VENEZIA – Un uomo, l’attore Lee Kang-Sheng, cammina avanti e indietro per uno spazio limitatissimo, passando davanti a una pentola elettrica che cucina riso, per 20 minuti. Questo è il cortometraggio che chiude Venezia 69, Jingang Jing (Diamond Sutra) di Tsai Ming-Liang, nella sezione Orizzonti. Il regista taiwanese, di origini malesi, ne parla alla stampa con grande simpatia.
“E’ un progetto che, se vivo abbastanza, potrebbe avere un seguito entro 5 o 10 anni. Sono sempre stato considerato un regista libero ma non lo sono poi così tanto. Sono vincolato alla lunghezza, che i produttori vogliono attorno ai 90, 100 minuti, e ai gusti del pubblico, che vuole narrazione. Ma fare cinema per me non è narrazione, è esperienza sensoriale. Per questo i miei film sono così semplici. Spero con essi di poter apportare cambiamenti, anche nella percezione del pubblico di cosa è il cinema. Questo corto nasce da tre esperienze: uno spettacolo sperimentale che ho allestito l’anno scorso, l’esperienza di uno spot pubblicitario e la richiesta di partecipare a una mostra di architettura. Una copia gemellare di questo corto si trova al Palazzo delle Prigioni di Pazza San Marco, sempre per la Biennale. Si chiama Sleepwalk. E’ la versione per l’architettura. Questa è per il cinema. Naturalmente mi ispiro anche ai testi buddisti, e in particolare alla storia del secondo buddista che viaggiò per miglia e miglia in Occidente per trovare l’essenza della sua religione. E’ il soggetto della lunga marcia, spirito d’avventura e sentimento religioso”.
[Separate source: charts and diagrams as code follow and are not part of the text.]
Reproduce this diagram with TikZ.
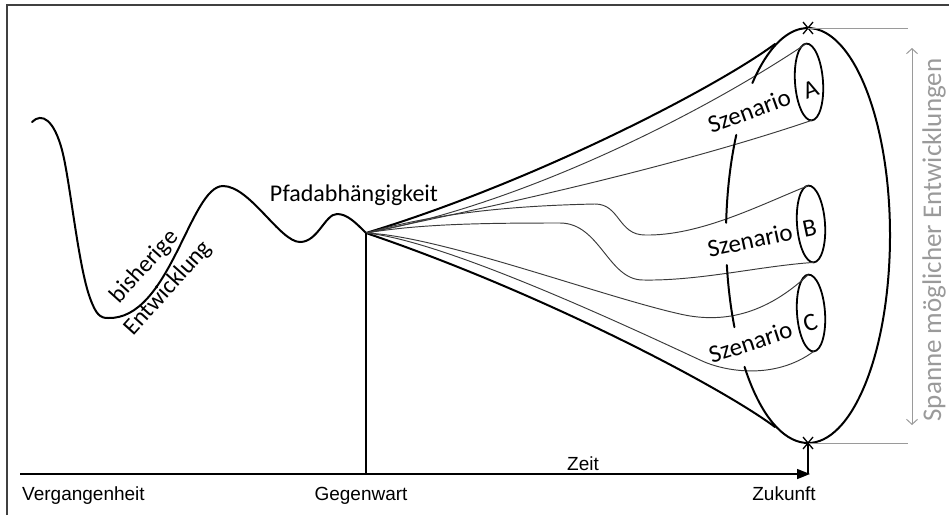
\documentclass[tikz,border=0pt]{standalone}
\usepackage{fontspec}
\setmainfont{Carlito}
\newfontfamily\arialfont{Liberation Sans}
\usetikzlibrary{arrows.meta,shapes.geometric}
\definecolor{spangray}{HTML}{9A9A9A}
\definecolor{thingray}{HTML}{3A3A3A}
\definecolor{framegray}{HTML}{404040}
\tikzset{
  thickpath/.style={line width=2pt, black, line cap=round},
  thinpath/.style={line width=0.95pt, thingray},
  cali/.style={font=\fontsize{24}{29}\selectfont, inner sep=0pt},
  scen/.style={font=\fontsize{25}{30}\selectfont, inner sep=0pt},
  arial/.style={font=\arialfont\fontsize{19}{22}\selectfont, inner sep=0pt},
  xmark/.style={line width=1.3pt, black},
  spanline/.style={spangray, line width=1pt},
  tube/.style={draw, ellipse, line width=1.8pt, inner sep=0pt, outer sep=0pt,
    minimum width=28pt, minimum height=77pt},
  bigarc/.style={thickpath, x radius=82pt, y radius=207.5pt},
}
\begin{document}
\begin{tikzpicture}[x=1pt,y=-1pt]
\useasboundingbox (0,0) rectangle (949,515);

% frame
\draw[framegray, line width=1.5pt] (7,515) -- (7,5) -- (949,5);

% key points
\coordinate (G) at (366,233);
\coordinate (E) at (808,235.5);
\coordinate (Xt) at (808,28);
\coordinate (Xb) at (808,443);
\coordinate (axL) at (20,474);
\coordinate (axR) at (810,474);

% past development
\draw[thickpath] (32,122) .. controls (42,112) and (54,120) .. (62,150)
  .. controls (70,180) and (78,265) .. (90,298)
  .. controls (96,314.5) and (100,318) .. (108,318)
  .. controls (170,320) and (190,186) .. (223,186)
  .. controls (250,186) and (280,242) .. (300,242)
  .. controls (318,242) and (325,214) .. (337,214)
  .. controls (347,214) and (355,222) .. (G);

% scenario ellipses
\node[tube, rotate=4] (eA) at (809,82) {};
\node[tube, rotate=4] (eB) at (811,224) {};
\node[tube, rotate=4] (eC) at (811,313) {};

% funnel of possible developments
\draw[thickpath] (G) .. controls (540,180) and (720,85) .. (775,44);
\draw[thickpath] (G) .. controls (540,292) and (720,386) .. (775,427);

% scenario tubes
\draw[thinpath] (G) .. controls (520,205) and (700,115) .. (eA.north);
\draw[thinpath] (G) .. controls (450,215) and (650,175) .. (eA.south);
\draw[thinpath] (G) .. controls (430,215) and (500,206) .. (595,204)
  .. controls (620,204) and (618,235) .. (645,235)
  .. controls (700,236) and (760,205) .. (eB.north);
\draw[thinpath] (G) .. controls (420,224) and (480,223) .. (560,223)
  .. controls (600,223) and (608,280) .. (643,280)
  .. controls (700,281) and (760,266) .. (eB.south);
\draw[thinpath] (G) .. controls (440,236) and (600,296) .. (680,314)
  .. controls (715,322) and (760,320) .. (eC.north);
\draw[thinpath] (G) .. controls (440,240) and (610,318) .. (700,360)
  .. controls (725,372) and (775,380) .. (eC.south);

% outer ellipse, left side interrupted by the labels
\draw[bigarc] (E) ++(219.3:82pt and 207.5pt) arc[start angle=219.3, end angle=492.7];
\draw[bigarc] (E) ++(151:82pt and 207.5pt) arc[start angle=151, end angle=176.5];
\draw[bigarc] (E) ++(188.2:82pt and 207.5pt) arc[start angle=188.2, end angle=206.2];

% crosses at the extremes
\draw[xmark] (Xt) +(-5,-6) -- +(5,6) (Xt) +(-5,6) -- +(5,-6);
\draw[xmark] (Xb) +(-5,-6) -- +(5,6) (Xb) +(-5,6) -- +(5,-6);

% range indicator
\coordinate (Rt) at (908,28);
\coordinate (Rb) at (908,443);
\coordinate (At) at (912,48);
\coordinate (Ab) at (912,425);
\draw[spanline] (Xt) -- (Rt);
\draw[spanline] (Xb) -- (Rb);
\draw[spanline, {Straight Barb[length=5pt,width=11pt]}-{Straight Barb[length=5pt,width=11pt]}] (At) -- (Ab);
\node[font=\fontsize{27}{32}\selectfont, inner sep=0pt, text=spangray, rotate=90] (span) at (934,240) {Spanne möglicher Entwicklungen};

% time axis
\draw[black, line width=1.4pt, -{Triangle[length=13pt,width=10pt]}] (axL) -- (axR);
\draw[black, line width=1.2pt] (G) -- (G |- axL);
\draw[black, line width=1.4pt] (Xb) -- (Xb |- axL);

% labels
\node[arial, anchor=base west] (verg) at (22,500) {Vergangenheit};
\node[arial, anchor=base] (gegw) at (361,500) {Gegenwart};
\node[arial, anchor=base] (zeit) at (583,470) {Zeit};
\node[arial, anchor=base] (zuk) at (784,500) {Zukunft};

\node[cali, anchor=base] (pfad) at (354,201) {Pfadabhängigkeit};
\node[font=\fontsize{24}{32}\selectfont, inner sep=0pt, align=center, rotate=48] (bish) at (156.5,277.5) {bisherige\\Entwicklung};

\node[scen, rotate=20] (szA) at (763,106) {Szenario\hspace{15pt}A};
\node[scen, rotate=12] (szB) at (762,237.5) {Szenario\hspace{11pt}B};
\node[scen, rotate=18] (szC) at (763,338) {Szenario\hspace{13pt}C};
\end{tikzpicture}
\end{document}
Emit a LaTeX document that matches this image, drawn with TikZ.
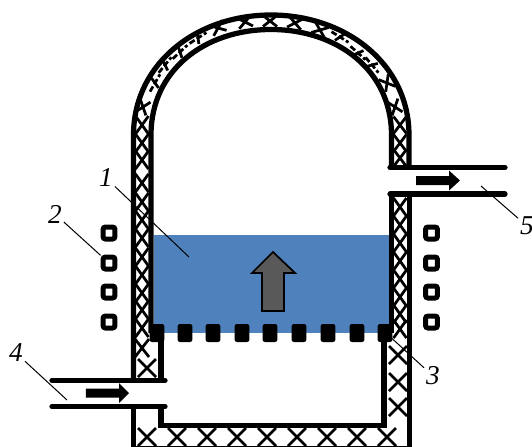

E la pentola? “Rimanda all’idea di cinema sensoriale. Mentre giravo, sentivo l’odore del riso che bolliva. E il suo rumore, l’ho scoperto girando. Magari per anni si mangia il riso cotto dalla mamma e non si sa che rumore faccia quando bolle. Lo sbuffare mi ha ricordato proprio mia madre. Mentre moriva eravamo al suo capezzale e aspettavamo l’ultimo soffio, l’energia vitale che usciva. Ritengo che non siano gli autori a dover essere educati conclude ma il pubblico. Ho chiesto ieri a Barbera di avviare una collaborazione con i musei, perché secondo me il cinema deve uscire dalla sala. Anche perché, se porto film di questo tipo in sala, il pubblico si addormenta. Prima me ne preoccupavo, ora non più: dico sempre tra me e me, dormi pure se sei stanco. Se il mio film ti fa dormire, vuol dire che è potente. Dormire al cinema è un’esperienza bellissima, soprattutto nei film di cappa e spada, dove mentre la gente sullo schermo ti ammazza, tu dormi tranquillo e sereno perché tanto, sei al sicuro”.